Ingesting Data the Right Way – is the key to AI

The potential of AI is impossible to resist. The ability to predict a customer’s next question, to assess financial fraud, determine the most successful treatment for a disease or even forecast when the next catastrophic climate event will take place.

In fact, many large organizations are creating AI research and development centres. Recently Samsung announced the establishment of three state-of-the-art AI centres; in Toronto (Canada), Cambridge (UK) and Moscow (Russia). Canada has now become a global leader of AI research and development.

At the Big Data Summit this year in Toronto, Chetan Mathur (CEO of Next Pathway), provided his rationale for why AI is truly achievable now:

  1. The availability and reduced cost of compute power.
  2. AI Algorithms have greatly improved.
  3. Greater availability of skilled talent.
  4. Businesses are being digitized.

Data is the raw material for AI – this is true. However, how you ingest, clean and prepare this data is critical in being able to achieve the promise of AI.
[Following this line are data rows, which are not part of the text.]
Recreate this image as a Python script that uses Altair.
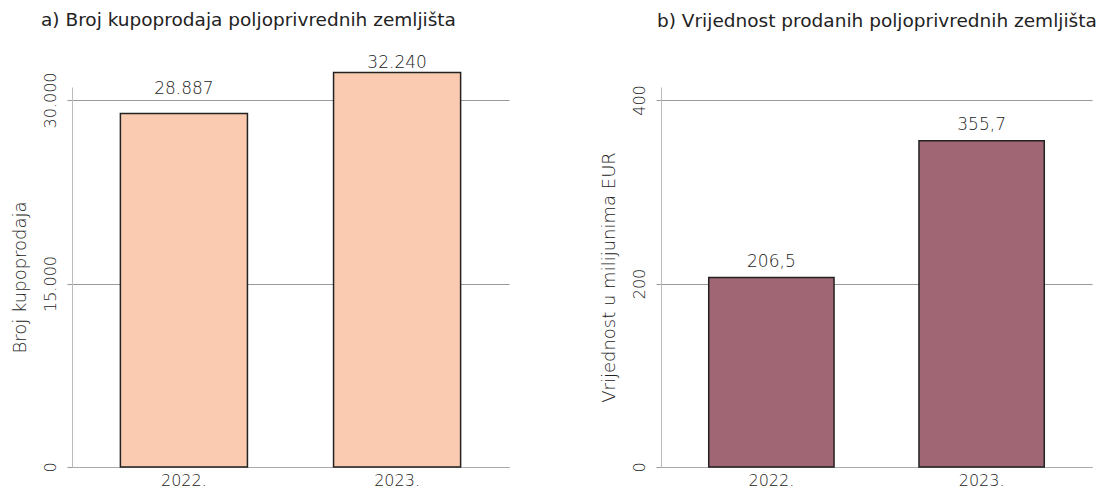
import altair as alt
import pandas as pd

years = ["2022.", "2023."]
broj = [28887, 32240]
vrijednost = [206.5, 355.7]
broj_labels = ["28.887", "32.240"]
vrij_labels = ["206,5", "355,7"]

FONT = "DejaVu Sans"
LIGHT = 200
TXT = "#222222"

df_a = pd.DataFrame({"godina": years, "v": broj, "lab": broj_labels})
df_b = pd.DataFrame({"godina": years, "v": vrijednost, "lab": vrij_labels})


def panel(df, title, ytitle, color, ymax, ticks, label_expr, title_dx, title_offset,
          width, label_dys):
    x = alt.X("godina:N", title=None,
              scale=alt.Scale(paddingInner=0.404, paddingOuter=0.227),
              axis=alt.Axis(labelAngle=0, ticks=False, domainColor="#aaaaaa",
                            labelFontSize=16, labelColor=TXT, labelPadding=5,
                            labelFontWeight=LIGHT))
    y = alt.Y("v:Q", title=ytitle,
              scale=alt.Scale(domain=[0, ymax], nice=False),
              axis=alt.Axis(values=ticks, labelExpr=label_expr, labelAngle=270,
                            labelAlign="center", labelBaseline="bottom",
                            labelFontSize=16, labelColor=TXT, labelPadding=9,
                            labelFontWeight=LIGHT,
                            tickColor="#999999", tickSize=5, domainColor="#bbbbbb",
                            gridColor="#999999", titleFontSize=18, titleFontWeight=LIGHT,
                            titleColor=TXT, titlePadding=13))
    bars = alt.Chart(df).mark_bar(color=color, stroke="#222222", strokeWidth=1.5).encode(x=x, y=y)
    layers = [bars]
    for yr, dy in zip(years, label_dys):
        layers.append(
            alt.Chart(df).transform_filter(alt.datum.godina == yr)
            .mark_text(dy=dy, fontSize=17, color=TXT, font=FONT, fontWeight=LIGHT)
            .encode(x="godina:N", y="v:Q", text="lab:N")
        )
    return alt.layer(*layers).properties(
        width=width, height=380,
        title=alt.TitleParams(title, anchor="start", frame="bounds", dx=title_dx,
                              offset=title_offset, fontSize=18.5,
                              fontWeight="normal", color="#222222", font=FONT))


left = panel(df_a, "a) Broj kupoprodaja poljoprivrednih zemljišta", "Broj kupoprodaja",
             "#FACBB1", 31063, [0, 15000, 30000],
             "replace(format(datum.value, ',d'), ',', '.')", 30, 24, 437, [-25, -10])
right = panel(df_b, "b) Vrijednost prodanih poljoprivrednih zemljišta", "Vrijednost u milijunima EUR",
              "#A06673", 414.2, [0, 200, 400], "format(datum.value, 'd')", 57, 54, 431, [-16, -16])

chart = (
    alt.hconcat(left, right, spacing=91)
    .properties(padding={"left": 2, "top": 3, "right": 5, "bottom": 5})
    .configure(font=FONT)
    .configure_view(stroke=None)
    .configure_axis(labelFont=FONT, titleFont=FONT)
)

chart.save("out.html", embed_options={"renderer": "svg", "actions": False})
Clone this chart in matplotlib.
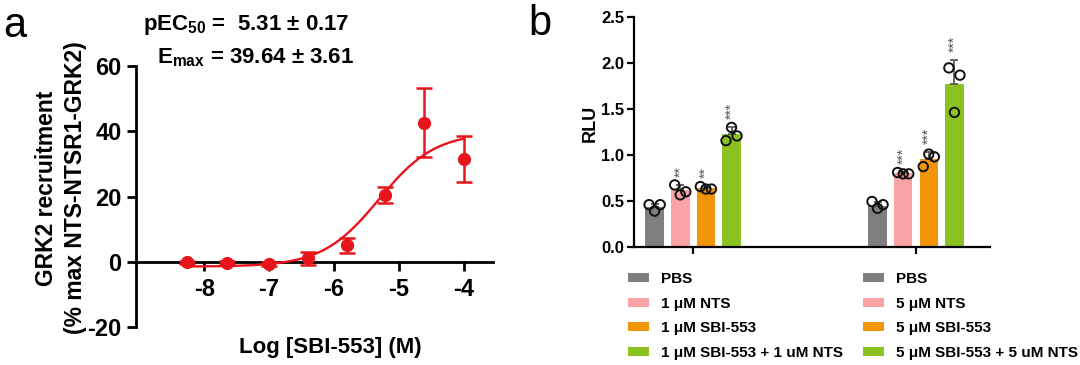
import numpy as np
import matplotlib.pyplot as plt

plt.rcParams['font.family'] = ['Liberation Sans', 'DejaVu Sans']
plt.rcParams['font.weight'] = 'bold'
plt.rcParams['axes.unicode_minus'] = False
plt.rcParams['mathtext.fontset'] = 'custom'
plt.rcParams['mathtext.rm'] = 'Liberation Sans'
plt.rcParams['mathtext.bf'] = 'Liberation Sans:bold'

# panel a: dose response
log_conc = [-8.26, -7.65, -7.0, -6.4, -5.8, -5.22, -4.62, -4.0]
resp = [-0.2, -0.3, -0.8, 1.0, 5.0, 20.5, 42.6, 31.5]
resp_err = [0.5, 0.5, 0.6, 2.0, 2.4, 2.5, 10.6, 7.0]
fit_bottom = -1.5
fit_top = 39.64
fit_logec50 = -5.31
fit_hill = 1.0

# panel b: RLU bars
labels_1 = ["PBS", "1 μM NTS", "1 μM SBI-553", "1 μM SBI-553 + 1 uM NTS"]
labels_5 = ["PBS", "5 μM NTS", "5 μM SBI-553", "5 μM SBI-553 + 5 uM NTS"]
means_1 = [0.43, 0.62, 0.64, 1.23]
means_5 = [0.45, 0.80, 0.96, 1.77]
err_1 = [0.04, 0.05, 0.02, 0.07]
err_5 = [0.04, 0.01, 0.07, 0.26]
points_1 = [[0.46, 0.39, 0.46], [0.675, 0.567, 0.60], [0.657, 0.63, 0.63], [1.156, 1.30, 1.207]]
points_5 = [[0.495, 0.42, 0.46], [0.81, 0.795, 0.795], [0.874, 1.01, 0.98], [1.947, 1.463, 1.868]]
stars_1 = ["", "**", "**", "***"]
stars_5 = ["", "***", "***", "***"]
colors = ["#7f7f7f", "#f9a3a6", "#f29408", "#8cc21f"]

red = "#e8141c"

fig = plt.figure(figsize=(10.8, 3.65), dpi=100)

# ---- panel a
ax = fig.add_axes([136/1080, 1-327/365, (493-136)/1080, (327-66)/365])
xx = np.linspace(min(log_conc), max(log_conc), 300)
yy = fit_bottom + (fit_top - fit_bottom) / (1 + 10**((fit_logec50 - xx) * fit_hill))
ax.plot(xx, yy, color=red, lw=1.7, zorder=3)
ax.errorbar(log_conc, resp, yerr=resp_err, fmt='o', color=red, ms=8.5,
            capsize=5.5, capthick=1.8, elinewidth=1.8, zorder=4)
ax.set_xlim(-9.05, -3.55)
ax.set_ylim(-20, 60)
ax.spines['top'].set_visible(False)
ax.spines['right'].set_visible(False)
ax.spines['bottom'].set_position(('data', 0))
for s in ['left', 'bottom']:
    ax.spines[s].set_linewidth(2)
ax.set_xticks([-8, -7, -6, -5, -4])
ax.set_yticks([-20, 0, 20, 40, 60])
ax.tick_params(width=2, length=6.5, labelsize=17, pad=4)
ax.tick_params(axis='x', pad=5)
fig.text(47/1080, 1-188/365, "GRK2 recruitment", rotation=90, ha='center', va='center', fontsize=16.5)
fig.text(76/1080, 1-188/365, "(% max NTS-NTSR1-GRK2)", rotation=90, ha='center', va='center', fontsize=16.5)
fig.text(330/1080, 1-347/365, "Log [SBI-553] (M)", ha='center', va='center', fontsize=16)
fig.text(246/1080, 1-25/365, r"pEC$_{\rm 50}$ =  5.31 ± 0.17", ha='center', va='center', fontsize=16)
fig.text(256/1080, 1-58/365, r"E$_{\rm max}$ = 39.64 ± 3.61", ha='center', va='center', fontsize=16)
fig.text(3/1080, 1-26/365, "a", fontsize=30, fontweight='normal', ha='left', va='center')

# ---- panel b
bx = fig.add_axes([634/1080, 1-247/365, (990-634)/1080, (247-17)/365])
width = 0.083
step = 0.115
jitter = np.array([-0.3, 0.0, 0.3]) * width
handles = []
for g, (means, errs, pts, stars) in enumerate([(means_1, err_1, points_1, stars_1),
                                                (means_5, err_5, points_5, stars_5)]):
    hs = []
    for i in range(4):
        x = g + (i - 1.5) * step
        b = bx.bar(x, means[i], width=width, color=colors[i], zorder=2)
        bx.errorbar(x, means[i], yerr=[[0], [errs[i]]], fmt='none', ecolor='#5a5a5a',
                    elinewidth=1.3, capsize=3, capthick=1.3, zorder=3)
        bx.scatter(x + jitter, pts[i], s=46, facecolors='none', edgecolors='#111111',
                   linewidths=1.4, zorder=4)
        if stars[i]:
            top = max(means[i] + errs[i], max(pts[i]))
            bx.text(x, top + 0.09, stars[i], rotation=90, ha='center', va='bottom',
                    fontsize=10, fontweight='normal', color='#555555')
        hs.append(b)
    handles.append(hs)
bx.set_xlim(-0.265, 1.332)
bx.set_ylim(0, 2.5)
bx.set_xticks([0, 1])
bx.set_xticklabels([])
bx.set_yticks([0, 0.5, 1.0, 1.5, 2.0, 2.5])
bx.set_yticklabels(["0.0", "0.5", "1.0", "1.5", "2.0", "2.5"])
bx.spines['top'].set_visible(False)
bx.spines['right'].set_visible(False)
for s in ['left', 'bottom']:
    bx.spines[s].set_linewidth(1.6)
bx.tick_params(width=1.6, length=5, labelsize=12, pad=2)
fig.text(590/1080, 1-123/365, "RLU", rotation=90, ha='center', va='center', fontsize=13)
fig.text(528/1080, 1-24/365, "b", fontsize=30, fontweight='normal', ha='left', va='center')

leg_kw = dict(frameon=False, fontsize=11, handlelength=1.4, handleheight=0.55,
              labelspacing=0.69, handletextpad=0.75, borderpad=0, borderaxespad=0)
leg1 = fig.legend(handles[0], labels_1, loc='upper left',
                  bbox_to_anchor=(628/1080, 1-272/365), **leg_kw)
leg2 = fig.legend(handles[1], labels_5, loc='upper left',
                  bbox_to_anchor=(863/1080, 1-272/365), **leg_kw)

fig.savefig("out.png", dpi=100)
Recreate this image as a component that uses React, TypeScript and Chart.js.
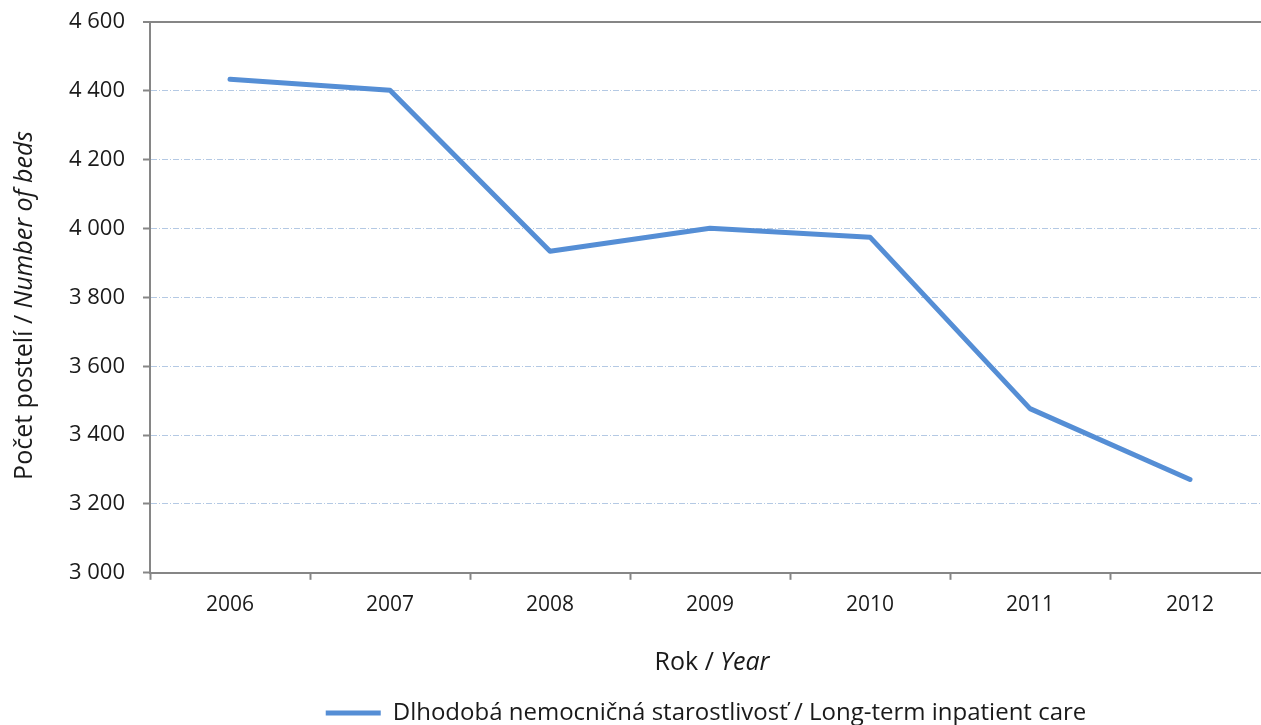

Our firm, Next Pathway, is a global leader in the development of accelerators and products in the data space.
We strongly recommend that you build a data manufacturing pipeline that collects and standardizes the data – once. This pipeline should allow for immediate and early analytics and data science. Further down the pipeline, more complex transformations can take place that require more curated data. For example, risk, regulatory and financial reporting. We call this “2-Speed Data” which we explained in a recent blog post Two-Speed Data. Not all data needs to cost the same.

The key point is, the same data can be used for customer sentiment analysis, pricing, fraud, financial reporting or product mix analysis. It’s all the same data, the same raw material.

Collect it once, standardize it once, collect the lineage once and then transform it as many times as you like.

Multi-purpose data use cases don’t need to be complicated and can serve the enterprise at multiple levels and for multiple business lines. Ingesting, cleaning and standardizing the data correctly is paramount. Companies that get this right, we be able to capitalize on the promise and potential of AI.